Re: "There's no such thing as a homewrecker"

[personal profile] diet_poison 2013-11-12 03:43 am (UTC)(link)
My issue with this is it's always the woman's fault. Give me a fucking break. Why is this a special label that gets applied to women who cheat with married men, when men don't get the same distinction if they're in the same position? ugh.
darkmanifest: (Default)

Re: "There's no such thing as a homewrecker"

[personal profile] darkmanifest 2013-11-12 05:22 am (UTC)(link)
My problem with the term, besides it usually only being applied to women, is that it's erroneously used. The "homewrecker" is the cheater, not the person they're cheating with, who is just an asshole (if they're aware of the committed relationship). The person outside of the household cannot be the one responsible for wrecking it, unless they're using mind control. They're only responsible for, at most, contributing to homewrecking. But the cheater themselves is the homewrecker, always.

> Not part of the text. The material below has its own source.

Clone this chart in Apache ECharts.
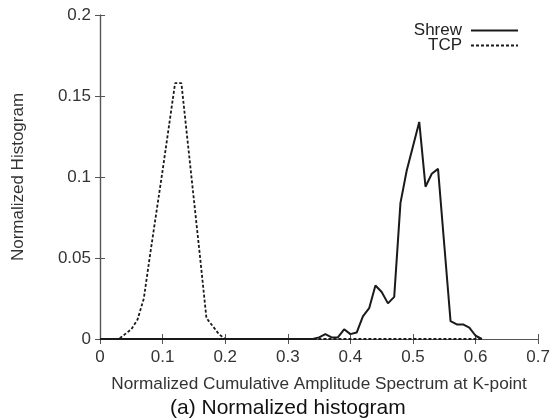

Agreeing that it takes two to tango.

(Anonymous) 2013-11-12 05:29 am (UTC)(link)
If the other man/other woman outside of the relationship doesn't know that the person is in a committed monogamous relationship? Then he or she is completely innocent and was just as lied to.

On the other hand, if they know and they decide to enter into a relationship anyway (or worse, initiate the cheating). Then no. They are just as much to blame for being a selfish person who is hurting someone else. Some of them might even be manipulative and not give a damn about how hurt the person being cheated on is. And those people need to own up when their karma comes knocking on their door. Sorry, but I'm not going to coddle anyone, man or woman, who hurts someone else like that willingly.

As far as this debate concerns feminist views? Part of feminism is knowing that women are equal to men. In everything. That includes realizing that women can be thieves, liars, manipulators, abusers, serial killers, and cheaters just like men can be.